NBW's role in the biggest real estate project in America
Nelson Byrd Woltz Landscape Architects are the designers behind the recently opened Public Square and Gardens at New York City’s Hudson Yards.
Officially opening in March, their five acres of plazas and gardens were created with the goal of creating a beautiful, hospitable environment for the people of New York. Hudson Yards wanted 40 per cent of the site to be open space. We featured the development - the biggest real estate project in the U.S - earlier in the year.
As well as connecting to the architecture of the site at ground level and above, Nelson Byrd Woltz’s design connects to Manhattan’s High Line and Hudson River Boulevard and Park, essentially forming a walkable green corridor in the district.
A central formal plaza can host events and provides both large and small-scale gathering spaces. As well as seasonal horticulture, and a forest of birch and shade trees, the area includes a 200-foot long curved fountain with a natural current. ‘Vessel’, a sculpture by Thomas Heatherwick that cost $150 million and is made from lattice staircases that reach 15 stories into the sky, takes pride of place at the heart of the development.
The “Public Square”, an elevated plaza across the top of the train tracks, will eventually include 1,650 plantings and 200 mature trees, many of which will be wind and shade-resistant such as large-canopied black tupelo trees.
This slab above the tracks is 10-acres and weighs 35,000 tons.
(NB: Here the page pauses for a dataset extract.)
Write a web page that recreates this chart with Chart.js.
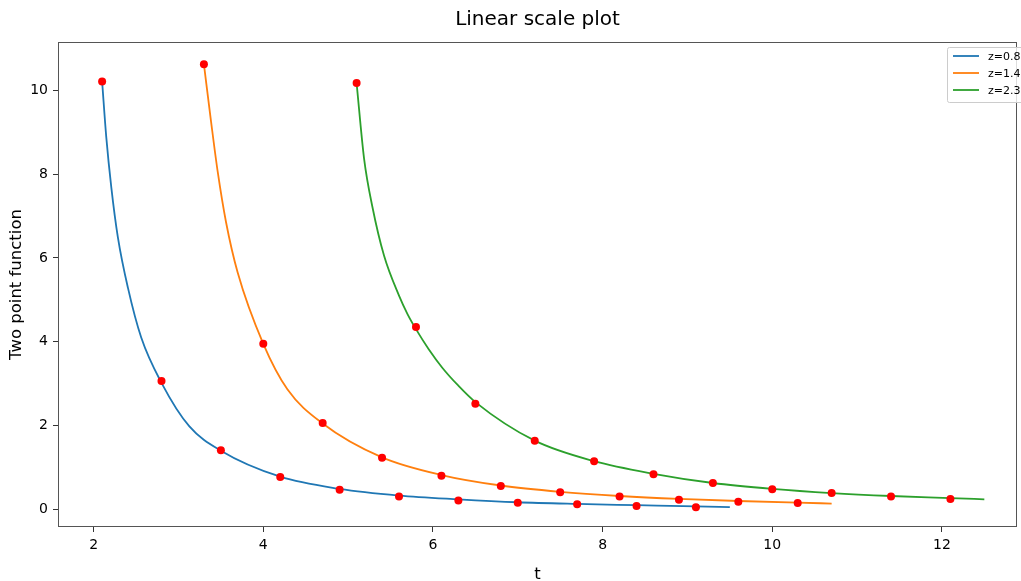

It has to be kept cool to ensure the survival of its plants, and therefore Nelson Byrd Woltz, in conjunction with Pine and Swallow Environmental Services, developed an air-conditioning system for the roots from tubes of cooled glycol. They also had to create their own ‘smart soil’, and provide for stormwater retention.
Because the shade, wind and shallow soil conditions of the site made for challenging landscaping, Nelson Byrd Woltz were involved from an early stage of the process (2012). They played a role in the coordination of drainage, stormwater management and structural considerations.
Hudson Yards’ skyscrapers cast a great deal of shade, so Nelson Byrd Woltz took inspiration from the native forest ecology of the Hudson Valley. Many native plants have been used and there will be much seasonal variation, including lilies in the spring and bright red twig dogwood in the winter.
Hudson Yards will be the first ever LEED-certified neighbourhood. Including a microgrid and two cogeneration plants, it will generate its own electricity and hot water, as well as saving 24,000 metric tons of CO2 emissions annually.
Roofs and plazas will catch all rain and transfer it to 60,000-gallon cisterns to irrigate plant beds, and the landscape will be fertilised by waste from surrounding buildings.
Hudson Yards is an ongoing project, and the role of the landscape architect is not yet finished. Nelson Byrd Woltz will still be planting throughout the New York summer.